§ **Exercise aim**: Return the lines from the one with "Write the Bokeh code for this chart." through the one with "a_sig = [False, False, False, True, False, False, False, True]", exactly as they appear and with no pictures.

§ **Materials provided**:
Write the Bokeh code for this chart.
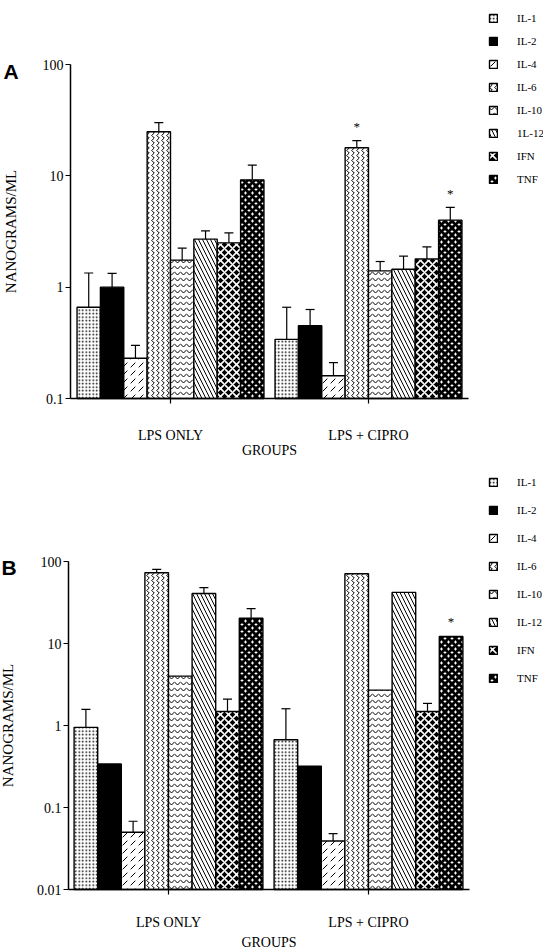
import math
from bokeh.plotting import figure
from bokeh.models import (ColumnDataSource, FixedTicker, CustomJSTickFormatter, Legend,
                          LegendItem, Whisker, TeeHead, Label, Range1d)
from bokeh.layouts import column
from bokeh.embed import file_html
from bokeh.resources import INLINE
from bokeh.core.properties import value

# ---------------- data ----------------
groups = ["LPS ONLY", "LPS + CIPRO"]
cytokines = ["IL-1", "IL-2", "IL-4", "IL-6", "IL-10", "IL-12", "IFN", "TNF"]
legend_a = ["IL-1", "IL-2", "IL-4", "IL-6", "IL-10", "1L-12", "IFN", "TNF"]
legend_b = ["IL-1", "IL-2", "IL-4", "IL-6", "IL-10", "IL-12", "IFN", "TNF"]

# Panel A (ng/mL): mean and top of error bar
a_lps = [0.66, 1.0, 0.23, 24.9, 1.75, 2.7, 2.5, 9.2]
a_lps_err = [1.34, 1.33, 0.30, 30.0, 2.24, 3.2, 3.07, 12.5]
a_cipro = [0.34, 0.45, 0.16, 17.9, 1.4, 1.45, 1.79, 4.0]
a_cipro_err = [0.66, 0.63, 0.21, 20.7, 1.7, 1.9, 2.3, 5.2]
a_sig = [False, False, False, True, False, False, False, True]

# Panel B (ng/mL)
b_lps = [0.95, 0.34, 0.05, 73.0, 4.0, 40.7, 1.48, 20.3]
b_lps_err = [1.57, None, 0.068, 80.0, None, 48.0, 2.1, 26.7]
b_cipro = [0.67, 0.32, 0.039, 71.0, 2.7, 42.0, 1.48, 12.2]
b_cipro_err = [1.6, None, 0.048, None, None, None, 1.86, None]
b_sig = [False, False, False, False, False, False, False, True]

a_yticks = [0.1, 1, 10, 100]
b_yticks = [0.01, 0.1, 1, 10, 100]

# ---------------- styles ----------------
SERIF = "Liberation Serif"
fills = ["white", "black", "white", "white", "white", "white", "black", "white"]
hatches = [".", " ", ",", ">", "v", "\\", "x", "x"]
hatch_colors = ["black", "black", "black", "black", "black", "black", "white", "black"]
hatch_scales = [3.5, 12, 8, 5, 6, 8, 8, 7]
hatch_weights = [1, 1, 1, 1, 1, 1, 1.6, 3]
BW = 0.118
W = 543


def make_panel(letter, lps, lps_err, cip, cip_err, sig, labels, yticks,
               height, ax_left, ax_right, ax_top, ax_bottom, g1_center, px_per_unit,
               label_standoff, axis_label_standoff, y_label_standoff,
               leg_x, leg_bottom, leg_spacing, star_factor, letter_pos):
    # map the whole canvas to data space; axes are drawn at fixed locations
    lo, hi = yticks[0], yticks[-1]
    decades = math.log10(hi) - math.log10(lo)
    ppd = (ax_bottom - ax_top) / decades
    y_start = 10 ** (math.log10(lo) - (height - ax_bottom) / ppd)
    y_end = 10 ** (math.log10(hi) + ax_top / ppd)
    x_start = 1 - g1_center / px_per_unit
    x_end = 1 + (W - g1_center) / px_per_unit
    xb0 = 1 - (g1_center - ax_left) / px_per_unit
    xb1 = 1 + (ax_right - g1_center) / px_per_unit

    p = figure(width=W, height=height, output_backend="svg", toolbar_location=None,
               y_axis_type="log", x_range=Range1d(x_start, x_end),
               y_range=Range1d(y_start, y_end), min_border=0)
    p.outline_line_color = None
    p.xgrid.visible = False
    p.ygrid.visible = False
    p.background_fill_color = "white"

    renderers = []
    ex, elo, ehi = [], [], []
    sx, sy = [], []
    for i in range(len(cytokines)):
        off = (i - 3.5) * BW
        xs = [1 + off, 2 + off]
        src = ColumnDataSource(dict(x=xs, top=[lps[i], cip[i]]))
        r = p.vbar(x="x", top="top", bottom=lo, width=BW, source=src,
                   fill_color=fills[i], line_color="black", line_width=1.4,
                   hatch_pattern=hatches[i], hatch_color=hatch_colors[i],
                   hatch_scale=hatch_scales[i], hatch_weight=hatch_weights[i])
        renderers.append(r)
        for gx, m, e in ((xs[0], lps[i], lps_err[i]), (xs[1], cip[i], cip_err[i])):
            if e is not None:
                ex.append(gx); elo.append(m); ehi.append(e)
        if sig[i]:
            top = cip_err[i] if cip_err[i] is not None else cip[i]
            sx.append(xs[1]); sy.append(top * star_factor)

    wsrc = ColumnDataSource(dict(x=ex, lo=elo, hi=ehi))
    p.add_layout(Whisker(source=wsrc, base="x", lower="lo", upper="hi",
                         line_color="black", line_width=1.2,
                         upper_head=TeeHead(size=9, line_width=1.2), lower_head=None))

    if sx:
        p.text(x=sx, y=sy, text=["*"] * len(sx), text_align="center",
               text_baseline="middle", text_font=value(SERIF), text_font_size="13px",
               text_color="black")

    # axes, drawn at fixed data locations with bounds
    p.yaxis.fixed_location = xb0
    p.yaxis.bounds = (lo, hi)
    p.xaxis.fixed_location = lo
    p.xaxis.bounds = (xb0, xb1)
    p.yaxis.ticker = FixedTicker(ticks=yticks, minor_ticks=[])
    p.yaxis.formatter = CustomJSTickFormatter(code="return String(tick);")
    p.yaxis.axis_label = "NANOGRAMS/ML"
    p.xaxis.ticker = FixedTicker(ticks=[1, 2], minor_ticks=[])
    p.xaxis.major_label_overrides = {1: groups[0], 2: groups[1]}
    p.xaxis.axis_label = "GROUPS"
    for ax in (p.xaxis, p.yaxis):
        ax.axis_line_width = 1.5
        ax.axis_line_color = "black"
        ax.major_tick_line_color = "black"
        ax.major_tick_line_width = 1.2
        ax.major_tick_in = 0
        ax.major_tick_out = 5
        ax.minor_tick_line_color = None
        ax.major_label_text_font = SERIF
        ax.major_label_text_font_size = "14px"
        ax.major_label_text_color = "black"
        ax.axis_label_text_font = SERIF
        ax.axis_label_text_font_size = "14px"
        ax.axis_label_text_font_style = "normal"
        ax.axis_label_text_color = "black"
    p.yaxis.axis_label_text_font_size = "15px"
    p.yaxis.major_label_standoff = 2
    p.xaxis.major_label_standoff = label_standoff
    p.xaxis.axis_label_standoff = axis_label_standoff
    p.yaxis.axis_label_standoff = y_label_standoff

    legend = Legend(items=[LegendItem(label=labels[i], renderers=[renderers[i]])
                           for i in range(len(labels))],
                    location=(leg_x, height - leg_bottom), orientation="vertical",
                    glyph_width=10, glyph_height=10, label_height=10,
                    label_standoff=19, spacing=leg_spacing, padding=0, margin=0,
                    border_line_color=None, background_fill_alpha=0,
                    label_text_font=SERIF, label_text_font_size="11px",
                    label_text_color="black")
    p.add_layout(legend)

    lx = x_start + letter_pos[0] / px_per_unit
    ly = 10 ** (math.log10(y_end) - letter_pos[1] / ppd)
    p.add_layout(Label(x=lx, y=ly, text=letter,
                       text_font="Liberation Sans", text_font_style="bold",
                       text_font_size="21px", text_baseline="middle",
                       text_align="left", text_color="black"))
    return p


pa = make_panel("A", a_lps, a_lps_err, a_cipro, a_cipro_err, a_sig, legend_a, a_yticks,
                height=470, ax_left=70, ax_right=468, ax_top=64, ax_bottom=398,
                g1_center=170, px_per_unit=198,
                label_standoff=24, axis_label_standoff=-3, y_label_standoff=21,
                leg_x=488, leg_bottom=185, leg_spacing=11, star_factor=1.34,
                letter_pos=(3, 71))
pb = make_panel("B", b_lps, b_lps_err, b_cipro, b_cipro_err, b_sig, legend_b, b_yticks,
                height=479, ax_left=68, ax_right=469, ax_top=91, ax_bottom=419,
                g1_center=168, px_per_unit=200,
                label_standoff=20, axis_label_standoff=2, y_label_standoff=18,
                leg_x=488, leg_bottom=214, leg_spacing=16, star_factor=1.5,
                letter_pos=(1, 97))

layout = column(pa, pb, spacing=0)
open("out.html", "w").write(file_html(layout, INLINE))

---

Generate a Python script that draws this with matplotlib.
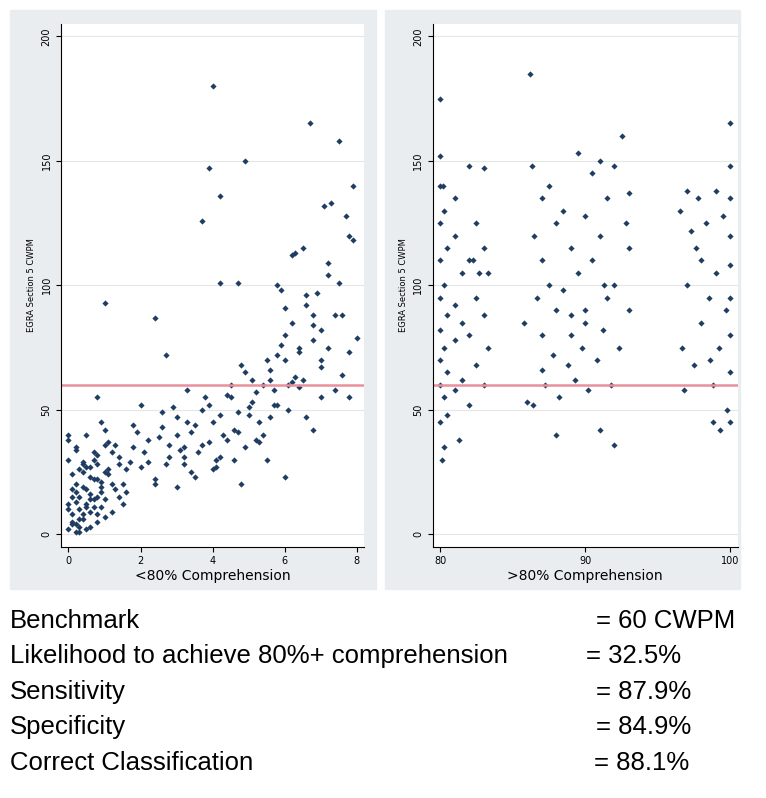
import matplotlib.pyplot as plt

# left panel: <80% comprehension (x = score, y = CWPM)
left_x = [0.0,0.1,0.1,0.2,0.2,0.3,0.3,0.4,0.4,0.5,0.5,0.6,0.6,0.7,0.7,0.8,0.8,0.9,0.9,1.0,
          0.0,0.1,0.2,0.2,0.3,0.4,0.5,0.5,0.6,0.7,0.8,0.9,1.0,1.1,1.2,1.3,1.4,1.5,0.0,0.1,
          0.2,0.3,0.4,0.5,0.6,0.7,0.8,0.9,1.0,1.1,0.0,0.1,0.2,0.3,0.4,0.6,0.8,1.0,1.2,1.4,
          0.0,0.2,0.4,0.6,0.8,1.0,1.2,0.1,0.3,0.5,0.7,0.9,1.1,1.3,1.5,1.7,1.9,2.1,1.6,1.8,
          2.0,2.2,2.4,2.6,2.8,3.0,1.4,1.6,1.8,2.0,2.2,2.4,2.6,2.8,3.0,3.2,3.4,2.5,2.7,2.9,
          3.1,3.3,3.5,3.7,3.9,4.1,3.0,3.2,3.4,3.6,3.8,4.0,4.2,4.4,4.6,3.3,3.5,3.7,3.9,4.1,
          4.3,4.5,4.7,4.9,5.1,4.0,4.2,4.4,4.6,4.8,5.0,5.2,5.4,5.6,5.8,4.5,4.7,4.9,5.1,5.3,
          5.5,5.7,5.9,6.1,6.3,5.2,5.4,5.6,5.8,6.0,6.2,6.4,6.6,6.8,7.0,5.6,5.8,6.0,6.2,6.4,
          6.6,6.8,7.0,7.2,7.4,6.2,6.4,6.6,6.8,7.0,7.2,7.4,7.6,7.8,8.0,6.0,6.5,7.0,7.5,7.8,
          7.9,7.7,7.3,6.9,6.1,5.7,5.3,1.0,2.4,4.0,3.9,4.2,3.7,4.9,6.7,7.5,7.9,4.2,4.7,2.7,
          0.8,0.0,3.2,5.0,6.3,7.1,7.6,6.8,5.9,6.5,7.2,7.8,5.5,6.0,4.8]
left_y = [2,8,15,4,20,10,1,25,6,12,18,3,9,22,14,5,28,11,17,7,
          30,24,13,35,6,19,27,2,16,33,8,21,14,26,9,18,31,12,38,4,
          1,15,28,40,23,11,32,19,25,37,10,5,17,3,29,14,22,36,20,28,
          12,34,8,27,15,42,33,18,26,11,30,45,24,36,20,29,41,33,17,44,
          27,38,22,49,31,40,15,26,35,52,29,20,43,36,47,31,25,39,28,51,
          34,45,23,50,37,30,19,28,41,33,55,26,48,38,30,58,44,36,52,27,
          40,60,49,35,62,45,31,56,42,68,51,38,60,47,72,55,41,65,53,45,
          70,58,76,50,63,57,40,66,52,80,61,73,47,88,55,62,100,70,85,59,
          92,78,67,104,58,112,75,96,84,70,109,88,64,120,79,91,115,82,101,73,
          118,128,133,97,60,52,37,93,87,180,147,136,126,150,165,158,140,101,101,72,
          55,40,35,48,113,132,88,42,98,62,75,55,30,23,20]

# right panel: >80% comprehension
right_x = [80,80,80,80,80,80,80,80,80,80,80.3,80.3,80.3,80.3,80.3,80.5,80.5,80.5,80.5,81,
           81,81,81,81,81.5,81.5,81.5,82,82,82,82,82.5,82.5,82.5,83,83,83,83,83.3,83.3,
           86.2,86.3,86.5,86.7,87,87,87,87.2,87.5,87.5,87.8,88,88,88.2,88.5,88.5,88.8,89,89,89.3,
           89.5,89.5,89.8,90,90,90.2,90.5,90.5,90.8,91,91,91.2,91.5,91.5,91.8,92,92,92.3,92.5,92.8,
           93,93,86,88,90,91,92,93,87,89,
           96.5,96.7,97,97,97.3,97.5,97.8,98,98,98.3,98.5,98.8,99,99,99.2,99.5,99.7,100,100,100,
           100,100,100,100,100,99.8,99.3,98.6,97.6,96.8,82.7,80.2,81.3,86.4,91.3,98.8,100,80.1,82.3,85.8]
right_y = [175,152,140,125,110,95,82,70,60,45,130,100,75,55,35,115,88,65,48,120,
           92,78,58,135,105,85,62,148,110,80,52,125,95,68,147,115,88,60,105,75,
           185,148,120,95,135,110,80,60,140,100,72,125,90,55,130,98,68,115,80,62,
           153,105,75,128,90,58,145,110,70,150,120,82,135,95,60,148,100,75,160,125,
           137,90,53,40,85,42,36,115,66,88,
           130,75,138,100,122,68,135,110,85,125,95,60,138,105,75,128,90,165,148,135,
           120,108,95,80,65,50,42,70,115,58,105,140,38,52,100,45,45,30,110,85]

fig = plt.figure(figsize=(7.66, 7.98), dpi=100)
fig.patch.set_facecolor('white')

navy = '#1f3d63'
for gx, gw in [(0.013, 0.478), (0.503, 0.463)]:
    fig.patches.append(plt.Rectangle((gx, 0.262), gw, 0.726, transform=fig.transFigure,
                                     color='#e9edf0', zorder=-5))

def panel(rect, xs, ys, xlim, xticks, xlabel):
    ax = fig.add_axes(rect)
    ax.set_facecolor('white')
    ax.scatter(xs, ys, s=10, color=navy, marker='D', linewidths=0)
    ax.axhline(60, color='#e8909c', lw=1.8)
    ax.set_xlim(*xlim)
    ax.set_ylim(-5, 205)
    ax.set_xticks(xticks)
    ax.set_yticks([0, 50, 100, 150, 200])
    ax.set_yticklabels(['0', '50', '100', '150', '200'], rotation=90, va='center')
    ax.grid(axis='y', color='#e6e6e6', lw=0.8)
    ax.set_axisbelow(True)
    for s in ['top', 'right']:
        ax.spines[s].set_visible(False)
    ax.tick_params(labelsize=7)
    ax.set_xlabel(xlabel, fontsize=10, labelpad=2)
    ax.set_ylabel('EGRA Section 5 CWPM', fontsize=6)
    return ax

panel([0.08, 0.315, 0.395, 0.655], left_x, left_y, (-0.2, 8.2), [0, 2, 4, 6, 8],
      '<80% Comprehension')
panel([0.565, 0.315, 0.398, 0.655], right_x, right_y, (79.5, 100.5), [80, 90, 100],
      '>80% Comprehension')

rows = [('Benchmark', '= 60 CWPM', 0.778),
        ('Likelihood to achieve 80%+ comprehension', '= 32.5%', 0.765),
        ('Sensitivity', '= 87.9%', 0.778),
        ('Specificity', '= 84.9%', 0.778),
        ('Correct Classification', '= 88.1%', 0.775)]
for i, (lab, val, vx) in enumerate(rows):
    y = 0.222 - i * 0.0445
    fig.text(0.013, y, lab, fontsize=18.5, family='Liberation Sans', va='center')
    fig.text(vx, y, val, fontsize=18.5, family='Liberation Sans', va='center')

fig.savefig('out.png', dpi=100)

--

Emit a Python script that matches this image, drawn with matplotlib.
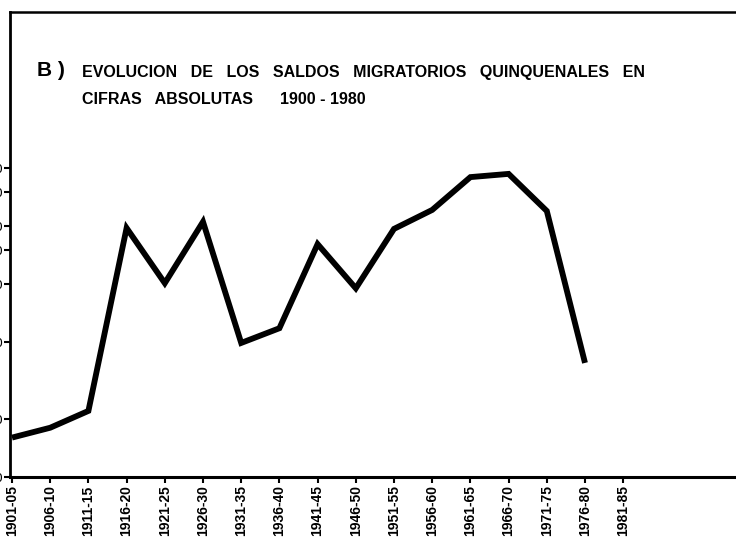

§ **Worked solution**:
Write the Bokeh code for this chart.
import math
from bokeh.plotting import figure
from bokeh.models import (ColumnDataSource, FixedTicker, CustomJSTickFormatter, Legend,
                          LegendItem, Whisker, TeeHead, Label, Range1d)
from bokeh.layouts import column
from bokeh.embed import file_html
from bokeh.resources import INLINE
from bokeh.core.properties import value

# ---------------- data ----------------
groups = ["LPS ONLY", "LPS + CIPRO"]
cytokines = ["IL-1", "IL-2", "IL-4", "IL-6", "IL-10", "IL-12", "IFN", "TNF"]
legend_a = ["IL-1", "IL-2", "IL-4", "IL-6", "IL-10", "1L-12", "IFN", "TNF"]
legend_b = ["IL-1", "IL-2", "IL-4", "IL-6", "IL-10", "IL-12", "IFN", "TNF"]

# Panel A (ng/mL): mean and top of error bar
a_lps = [0.66, 1.0, 0.23, 24.9, 1.75, 2.7, 2.5, 9.2]
a_lps_err = [1.34, 1.33, 0.30, 30.0, 2.24, 3.2, 3.07, 12.5]
a_cipro = [0.34, 0.45, 0.16, 17.9, 1.4, 1.45, 1.79, 4.0]
a_cipro_err = [0.66, 0.63, 0.21, 20.7, 1.7, 1.9, 2.3, 5.2]
a_sig = [False, False, False, True, False, False, False, True]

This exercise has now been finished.